Bill McLennan

Personal information
- Full name: William Richard McLennan
- Born: 5 June 1927 The Catlins, Otago, New Zealand
- Died: 21 July 2007 (aged 80) Auckland, New Zealand

Playing information
- Height: 185 cm (6 ft 1 in)
- Weight: 101 kg (15 st 13 lb)
- Position: Prop
Club
| Years | Team | Pld | T | G | FG | P |
|  | Blackball (WCRL) |  |  |  |  |  |
|  | Runanga |  |  |  |  |  |
|  | Total | 0 | 0 | 0 | 0 | 0 |
Representative
| Years | Team | Pld | T | G | FG | P |
| 1949–?? | West Coast |  |  |  |  |  |
|  | South Island |  |  |  |  |  |
| 1951–57 | New Zealand | 28 | 1 | 1 | 0 | 5 |
- Source:

= Bill McLennan (rugby league) =

New Zealand international rugby league footballer

William "Ginger" Richard McLennan (5 June 1927 – 21 July 2007) was a New Zealand rugby league footballer who represented New Zealand in the 1954 and 1957 World Cups.

==Playing career==
Born on the West Coast, McLennan was a miner and represented the West Coast. He played for the Runanga club. He was first selected for New Zealand in 1951. McLennan played in 84 games for the Kiwis, including 28 tests. This included 22 consecutive tests. His total 84 games has been bettered only by Jock Butterfield (99) and Tom Baxter (94).
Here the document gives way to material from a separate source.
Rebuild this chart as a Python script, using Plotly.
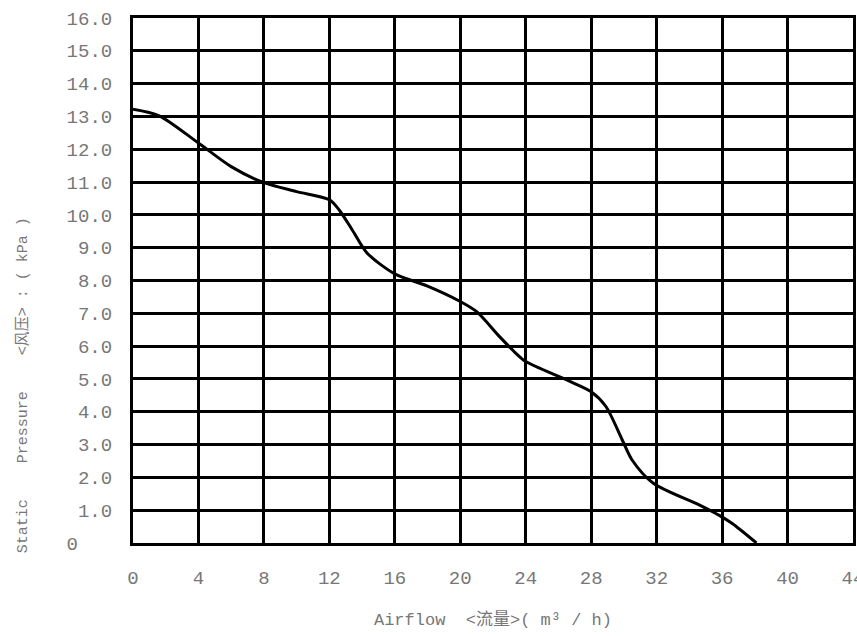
import plotly.graph_objects as go

# Fan static pressure curve: airflow (m³/h) vs static pressure (kPa)
airflow = [0, 1.6, 4, 6, 8, 10, 12, 12.6, 13.4, 14.3, 16, 18, 20, 21, 22.4,
           23.4, 24, 26.5, 28, 28.9, 29.9, 30.5, 31.8, 34.6, 35.8, 36.6, 38.1]
pressure = [13.22, 13.02, 12.19, 11.47, 10.98, 10.71, 10.46, 10.15, 9.54, 8.84,
            8.20, 7.83, 7.36, 7.05, 6.29, 5.78, 5.53, 4.97, 4.61, 4.16, 3.14,
            2.53, 1.82, 1.16, 0.85, 0.60, 0.0]

x_ticks = list(range(0, 45, 4))
x_labels = [str(v) for v in x_ticks]
y_ticks = list(range(0, 17))
y_labels = ["0\u00a0\u00a0\u00a0"] + [f"{v}.0" for v in y_ticks[1:]]

mono = "Liberation Mono, Noto Sans CJK SC, monospace"
label_grey = "#777777"

fig = go.Figure()
fig.add_trace(go.Scatter(
    x=airflow, y=pressure, mode="lines",
    line=dict(color="black", width=3, shape="spline", smoothing=0.8),
    showlegend=False, hoverinfo="skip",
))

fig.update_layout(
    width=857, height=636,
    margin=dict(l=133, r=4, t=18, b=93, autoexpand=False),
    paper_bgcolor="white", plot_bgcolor="white",
    font=dict(family=mono, color=label_grey),
    xaxis=dict(
        range=[0, 44], tickvals=x_ticks, ticktext=x_labels,
        showgrid=True, gridcolor="black", gridwidth=3,
        showline=True, linecolor="black", linewidth=3, mirror=True,
        zeroline=False, ticks="", ticklabelstandoff=15,
        ticklabeloverflow="allow", automargin=False,
        tickfont=dict(family=mono, size=19, color=label_grey),
        title=dict(text="Airflow\u00a0\u00a0&lt;流量&gt;(\u00a0m³\u00a0/\u00a0h)",
                   font=dict(family=mono, size=17, color=label_grey),
                   standoff=25),
    ),
    yaxis=dict(
        range=[0, 16], tickvals=y_ticks, ticktext=y_labels,
        showgrid=True, gridcolor="black", gridwidth=3,
        showline=True, linecolor="black", linewidth=3, mirror=True,
        zeroline=False, ticks="", ticklabelstandoff=14, automargin=False,
        tickfont=dict(family=mono, size=19, color=label_grey),
    ),
    annotations=[dict(
        text="Static\u00a0\u00a0\u00a0\u00a0Pressure\u00a0\u00a0\u00a0\u00a0&lt;风压&gt;\u00a0:\u00a0(\u00a0kPa\u00a0)",
        xref="paper", yref="paper", x=-0.153, y=0.30,
        xanchor="center", yanchor="middle", textangle=-90, showarrow=False,
        font=dict(family=mono, size=15, color=label_grey),
    )],
)

fig.write_html("out.html")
He was part of the famous Kiwi team that won back-to-back test series against Australia in 1952 (in Australia) and 1953 (in New Zealand).

McLennan was the vice-captain in the 1955-56 tour of Great Britain. He retired after this tour however he made a comeback for the 1957 World Cup.

He was inducted as one of the New Zealand Rugby Leagues "Legends of League" in 2000.